The jump from the challenge of qualifying and the finals was immense.
“It’s a feat just to get over the mountain, they call it Snow King Mountain, it’s a ski hill, but it’s one of their Black Diamond runs, it’s where we do our race. Qualifying, we only qualified to the first catwalk, like there’s a catwalk where the groomer can go across, and then finals, you go over the top of the mountain there,” he shares.
“When I made it over the top, I was just so excited to make it over the top, let alone place in second, I was so happy.”
It was a satisfying end to a long week or so, starting with a 23 hour drive to Jackson Hole.
“It was really intense, especially for my first time, not knowing what to expect. Just the week before, we traveled down probably four days before the event started just to get in the groove and calm down and get the sleds ready, because it’s different elevation down there, it’s a lot higher than here,” he says.

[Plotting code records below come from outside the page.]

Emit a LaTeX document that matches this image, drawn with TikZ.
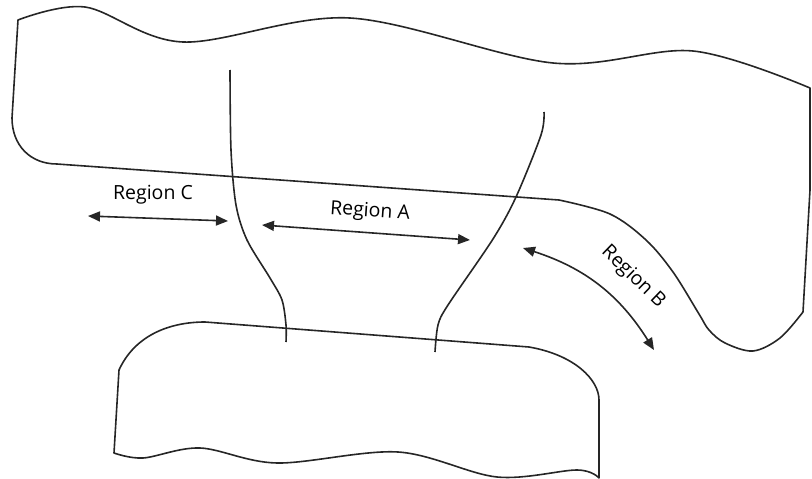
\documentclass[tikz,border=0pt]{standalone}
\usepackage{fontspec}
\setmainfont{Open Sans}
\usetikzlibrary{arrows.meta}
\begin{document}
\begin{tikzpicture}[x=1pt,y=-1pt,
  outline/.style={line width=1.6pt,black!85,line join=round},
  dim/.style={line width=1.6pt,black!85,{Triangle[length=12pt,width=10pt]}-{Triangle[length=12pt,width=10pt]}},
  lbl/.style={font=\fontsize{19.5}{22}\selectfont,inner sep=0pt}]
\useasboundingbox (0,0) rectangle (812,479);
% upper body
\draw[outline] plot[smooth,tension=0.55] coordinates {(18,20) (85,7) (183,42) (350,18) (553,63) (693,51) (810,88)}
  -- (810,190) -- (803,312)
  -- plot[smooth,tension=0.55] coordinates {(803,312) (780,338) (753,351) (725,343) (709,330) (699,314) (673,272) (646,240) (610,214) (559,200)}
  -- (57,164) .. controls (30,164) and (12,145) .. (12,118) -- cycle;
% lower body
\draw[outline] (119,370) .. controls (135,335) and (170,322) .. (205,322)
  -- (529,347) .. controls (575,355) and (599,380) .. (599,400) -- (599,478)
  -- plot[smooth,tension=0.55] coordinates {(599,478) (577,470) (497,477) (398,452) (277,463) (200,448) (143,458) (114,453)}
  -- cycle;
% dividing lines
\draw[outline] plot[smooth,tension=0.5] coordinates {(230,70) (231,150) (236,205) (247,240) (270,278) (282,300) (286,325) (286,342)};
\draw[outline] plot[smooth,tension=0.5] coordinates {(544,112) (541,135) (516,197) (493,239) (448,305) (438,325) (435,352)};
% arrows
\coordinate (c1) at (88,216); \coordinate (c2) at (228,221);
\coordinate (a1) at (262,225); \coordinate (a2) at (470,240);
\coordinate (b1) at (523,248); \coordinate (b2) at (654,350);
\draw[dim] (c1) -- (c2);
\draw[dim] (a1) -- (a2);
\draw[dim] (b1) to[bend left=20] (b2);
\node[lbl] (lc) at (153,195) {Region C};
\node[lbl,rotate=-4] (la) at (370,212) {Region A};
\node[lbl,rotate=-44] (lb) at (633,277) {Region B};
\end{tikzpicture}
\end{document}
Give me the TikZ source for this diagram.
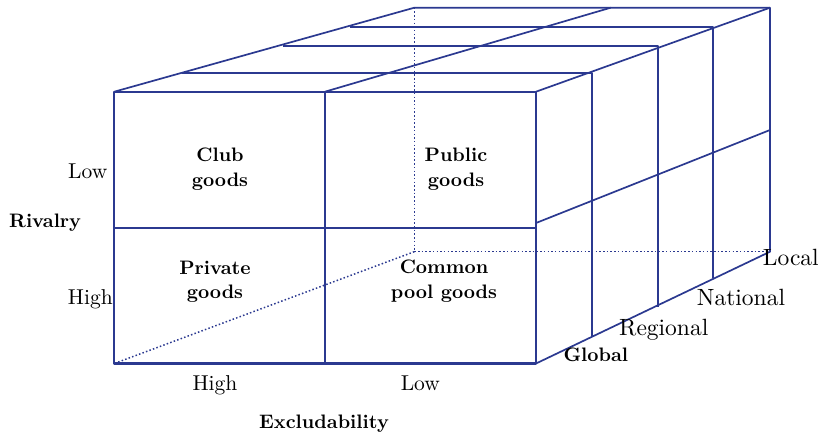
\documentclass[tikz,border=0pt]{standalone}
\usepackage{fontspec}
\setmainfont{lmroman10-regular.otf}[BoldFont=lmroman10-bold.otf]
\definecolor{linecol}{RGB}{43,57,144}
\begin{document}
\begin{tikzpicture}[x=1pt,y=-1pt,line join=round,
  edge/.style={draw=linecol,line width=1.7pt},
  frontedge/.style={draw=linecol,line width=2.1pt},
  hidden/.style={draw=linecol,line width=1.5pt,dash pattern=on 1.5pt off 2.2pt},
  cell/.style={font=\fontsize{19.5}{24.5}\selectfont\bfseries,align=center,inner sep=0pt},
  lab/.style={font=\fontsize{21.5}{24}\selectfont,inner sep=0pt},
  rlab/.style={font=\fontsize{23.5}{26}\selectfont,inner sep=0pt},
  axislab/.style={font=\fontsize{19.5}{24}\selectfont\bfseries,inner sep=0pt}]
\useasboundingbox (0,0) rectangle (822,434);
% front face
\coordinate (FTL) at (114.3,91.7);
\coordinate (FTM) at (325,91.7);
\coordinate (FTR) at (536,91.7);
\coordinate (FML) at (114.3,228);
\coordinate (FMR) at (536,228);
\coordinate (FBL) at (114.3,363.5);
\coordinate (FBM) at (325,363.5);
\coordinate (FBR) at (536,363.5);
% back face
\coordinate (BTL) at (414.3,7.7);
\coordinate (BTM) at (610.7,7.7);
\coordinate (BTR) at (770,7.7);
\coordinate (BBL) at (414.3,251.7);
\coordinate (BBR) at (770,251.7);
% layer planes
\coordinate (L1l) at (181.7,73.3);
\coordinate (L1r) at (591.7,73.3);
\coordinate (L1b) at (591.7,336.7);
\coordinate (L2l) at (283.3,45.7);
\coordinate (L2r) at (657.7,45.7);
\coordinate (L2b) at (657.7,306.7);
\coordinate (L3l) at (350,26.7);
\coordinate (L3r) at (713.3,26.7);
\coordinate (L3b) at (713.3,278.3);
% right face middle line
\coordinate (RMf) at (536,223);
\coordinate (RMb) at (770,130);

% hidden edges
\draw[hidden] (BTL) -- (BBL);
\draw[hidden] (BBL) -- (BBR);
\draw[hidden] (BBL) -- (FBL);

% depth edges and layers
\draw[edge] (FTL) -- (BTL) -- (BTR) -- (BBR) -- (FBR);
\draw[edge] (FTR) -- (BTR);
\draw[edge] (FTM) -- (BTM);
\draw[edge] (L1l) -- (L1r) -- (L1b);
\draw[edge] (L2l) -- (L2r) -- (L2b);
\draw[edge] (L3l) -- (L3r) -- (L3b);
\draw[edge] (RMf) -- (RMb);

% front face
\draw[frontedge] (FTL) rectangle (FBR);
\draw[frontedge] (FTM) -- (FBM);
\draw[frontedge] (FML) -- (FMR);

% cell texts
\node[cell] (club) at (220,169) {Club\\goods};
\node[cell] (public) at (456,169) {Public\\goods};
\node[cell] (private) at (215,281.6) {Private\\goods};
\node[cell] (common) at (444,281.3) {Common\\pool goods};

% axis labels
\node[lab,anchor=base east] (rlow) at (107.5,178) {Low};
\node[lab,anchor=base east] (rhigh) at (113,304) {High};
\node[axislab,anchor=base west] (rivalry) at (9,227) {Rivalry};
\node[lab,anchor=base] (ehigh) at (215,390) {High};
\node[lab,anchor=base] (elow) at (420.3,390) {Low};
\node[axislab,anchor=base] (excl) at (324,428) {Excludability};

% scale labels
\node[axislab,anchor=base west] (global) at (563.3,361.7) {Global};
\node[rlab,anchor=base west] (regional) at (619,335.7) {Regional};
\node[rlab,anchor=base west] (national) at (696.7,305.7) {National};
\node[rlab,anchor=base west] (local) at (762.7,265) {Local};
\end{tikzpicture}
\end{document}
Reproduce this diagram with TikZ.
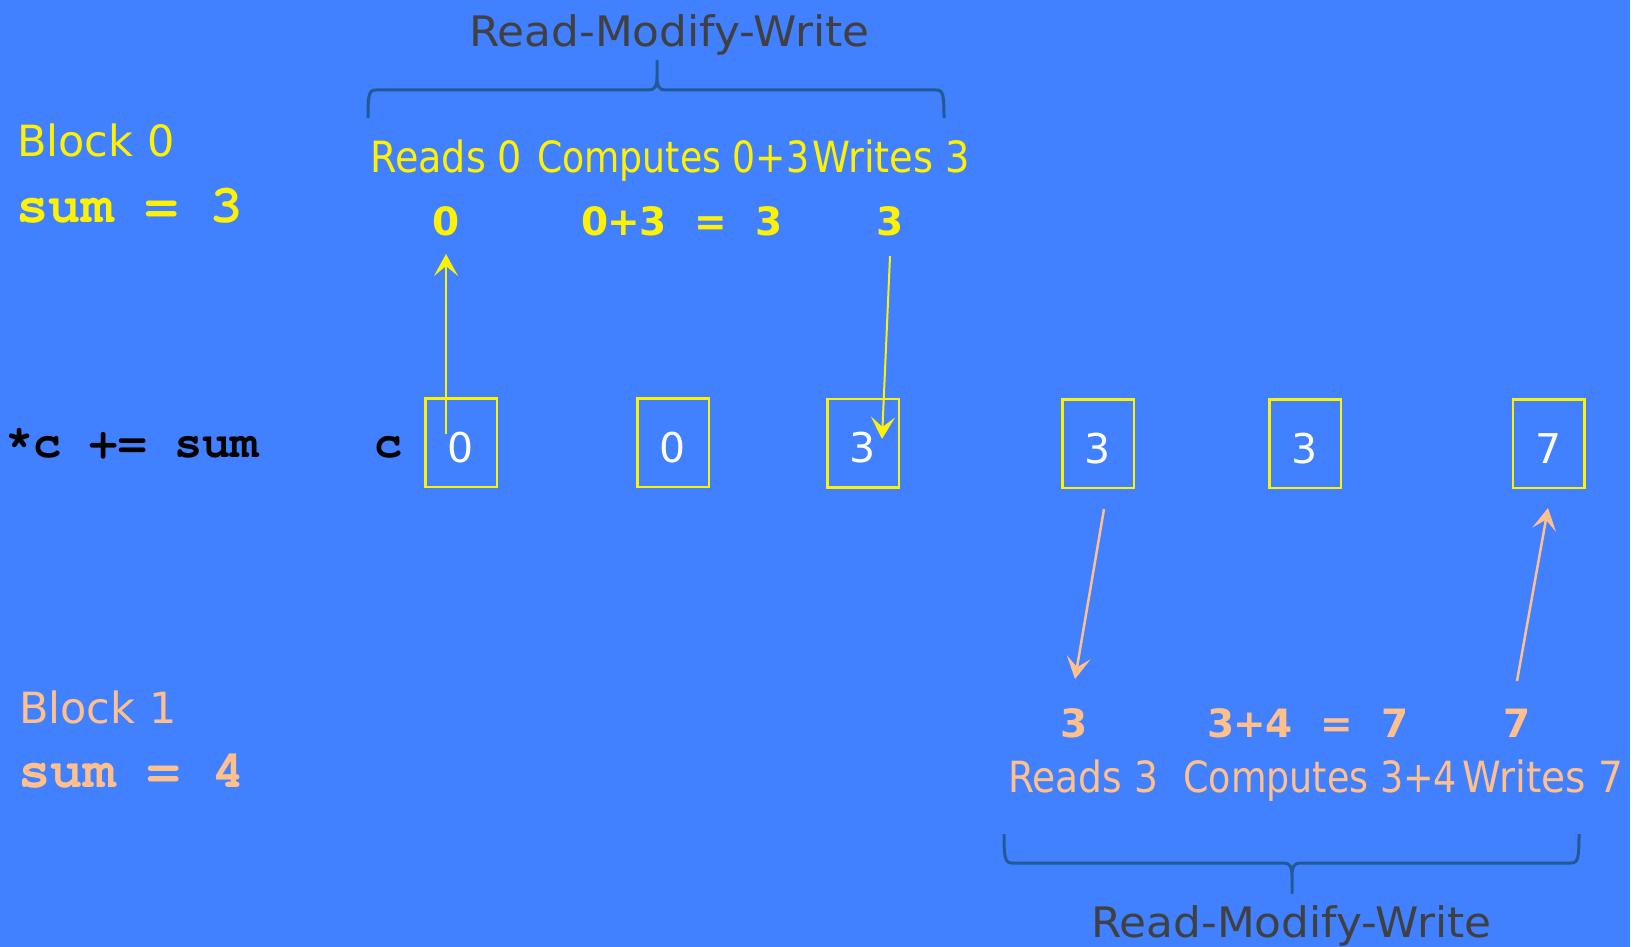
\documentclass[tikz,border=0pt]{standalone}
\usepackage{fontspec}
\usepackage{graphicx}
\setmainfont{DejaVu Sans}
\newfontfamily\cursorfam{TeX Gyre Cursor}
\usetikzlibrary{arrows.meta}

\definecolor{slidebg}{RGB}{65,128,255}
\definecolor{peach}{RGB}{255,192,140}
\definecolor{titlegray}{RGB}{64,64,64}
\definecolor{bracecol}{RGB}{34,90,150}

% bold Courier-like face for code
\newcommand\codefont{\cursorfam\bfseries}
% fixed-width cell for the arithmetic rows
\newcommand\cellw[1]{\makebox[29pt][c]{#1}}
% stretch or squeeze a label to a given width, keeping its height
\newcommand\fitw[2]{\resizebox{#1}{\height}{#2}}

\tikzset{
  lbl/.style={inner sep=0pt, anchor=base west, font=\fontsize{43}{50}\selectfont},
  rmw/.style={inner sep=0pt, anchor=base west, text=titlegray, font=\fontsize{42}{50}\selectfont},
  num/.style={inner sep=0pt, anchor=base, font=\bfseries\fontsize{39}{45}\selectfont},
  code/.style={inner sep=0pt, anchor=base west},
  memcell/.style={draw=yellow, line width=2.5pt, minimum width=71.5pt, minimum height=88.5pt,
    inner sep=0pt, text=white, font=\fontsize{41}{45}\selectfont, text height=39pt, text depth=0pt},
  brace/.style={draw=bracecol, line width=3pt, line join=round},
  ylarrow/.style={draw=yellow, line width=2pt, -{Stealth[length=22pt, width=24pt, inset=10pt]}},
  pcarrow/.style={draw=peach, line width=2.5pt, -{Stealth[length=22pt, width=24pt, inset=10pt]}},
}

\begin{document}
\begin{tikzpicture}[x=1pt, y=-1pt]
\useasboundingbox (0,0) rectangle (1640,947);
\fill[white] (0,0) rectangle (1640,947);
\fill[slidebg] (0,0) rectangle (1630,947);

% ---- Block 0 ----
\node[lbl, text=yellow] (b0) at (17,157) {Block 0};
\node[code, text=yellow, font=\codefont\fontsize{54}{60}\selectfont] (s0) at (16,222) {sum = 3};

\node[rmw] (rmwtop) at (469,47) {\fitw{400pt}{Read-Modify-Write}};
\draw[brace] (368,118) .. controls (368,94) and (369,90) .. (376,90) -- (649,90)
  .. controls (655,90) and (657,86) .. (657,77) -- (657,61) -- (657,77)
  .. controls (657,86) and (659,90) .. (665,90) -- (936,90)
  .. controls (943,90) and (944,94) .. (944,118);

\node[lbl, text=yellow] (rd0) at (370,172) {\fitw{152pt}{Reads 0}};
\node[lbl, text=yellow] (cp0) at (537,172) {\fitw{272pt}{Computes 0+3}};
\node[lbl, text=yellow] (wr0) at (812,172) {\fitw{158pt}{Writes 3}};

\node[num, text=yellow] (v0r) at (446,235) {0};
\node[num, text=yellow, anchor=base west] (v0c) at (580,235)
  {\cellw{0}\cellw{+}\cellw{3}\cellw{}\cellw{=}\cellw{}\cellw{3}};
\node[num, text=yellow] (v0w) at (890,235) {3};

% ---- memory row ----
\node[code, font=\codefont\fontsize{47}{55}\selectfont] (stmt) at (5,457) {*c += sum};
\node[code, anchor=base, font=\codefont\fontsize{47}{55}\selectfont] (cname) at (389,457) {c};

\node[memcell] (m1) at (461,442.5) {0};
\node[memcell] (m2) at (673,442.5) {0};
\node[memcell] (m3) at (863,443) {3};
\node[memcell] (m4) at (1098,443.5) {3};
\node[memcell] (m5) at (1305,443.5) {3};
\node[memcell] (m6) at (1548.5,443.5) {7};

% ---- transfers ----
\coordinate (a1s) at (446,434);
\coordinate (a1e) at (446,254);
\coordinate (a2s) at (890,256);
\coordinate (a2e) at (882,439);
\coordinate (a3s) at (1104,509);
\coordinate (a3e) at (1075,679);
\coordinate (a4s) at (1517,681);
\coordinate (a4e) at (1548,508);
\draw[ylarrow] (a1s) -- (a1e);
\draw[ylarrow] (a2s) -- (a2e);
\draw[pcarrow] (a3s) -- (a3e);
\draw[pcarrow] (a4s) -- (a4e);

% ---- Block 1 ----
\node[lbl, text=peach] (b1) at (19,723) {Block 1};
\node[code, text=peach, font=\codefont\fontsize{54}{60}\selectfont] (s1) at (18,787) {sum = 4};

\node[num, text=peach] (v1r) at (1074,737) {3};
\node[num, text=peach, anchor=base west] (v1c) at (1206,737)
  {\cellw{3}\cellw{+}\cellw{4}\cellw{}\cellw{=}\cellw{}\cellw{7}};
\node[num, text=peach] (v1w) at (1517,737) {7};

\node[lbl, text=peach] (rd1) at (1008,792) {\fitw{150pt}{Reads 3}};
\node[lbl, text=peach] (cp1) at (1183,792) {\fitw{274pt}{Computes 3+4}};
\node[lbl, text=peach] (wr1) at (1462,792) {\fitw{161pt}{Writes 7}};

\draw[brace] (1004,834) .. controls (1004,858) and (1005,863) .. (1012,863) -- (1284,863)
  .. controls (1290,863) and (1292,867) .. (1292,876) -- (1292,893) -- (1292,876)
  .. controls (1292,867) and (1294,863) .. (1300,863) -- (1571,863)
  .. controls (1578,863) and (1579,858) .. (1579,834);
\node[rmw] (rmwbot) at (1091,937) {\fitw{400pt}{Read-Modify-Write}};
\end{tikzpicture}
\end{document}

“The town itself is about 6,200 ft, just getting the sleds running for that altitude, and getting practiced up, and there was a lot of preparation.”
Now with the experience under his belt, he’s looking to compete more in the States next season in the Rocky Mountain States HillClimb Association and make a name for himself there.
“Next year, I would probably be investing more time in the RMSHA circuit in the United States, and that’s high calibre racing down there, higher calibre than down here, and I’m probably going to look at doing part of the circuit down there next year leading up to the World Championships again, and I probably would stick with semi-pro again just to top out in that,” he says.
For now, he’s got one more race before the season wraps up, at Sun Peaks in Kamloops for the WCHA on Easter weekend.
He’s also active in the Dawson Creek snowmobiling community, and was a race coordinator with the Paradise Valley Snowmobile Association, helping organize last weekend’s hillcross races on Bear Mountain.
But with the season coming to an end, it’s nearly time to get down to work — literally.
“I work all summer to ride in the winter. I do lots of backcountry riding as well, just in the mountains. Racing is really growing on me, it’s just taking first over backcountry riding, so next year I’ll probably work as much as I can until race season starts again.”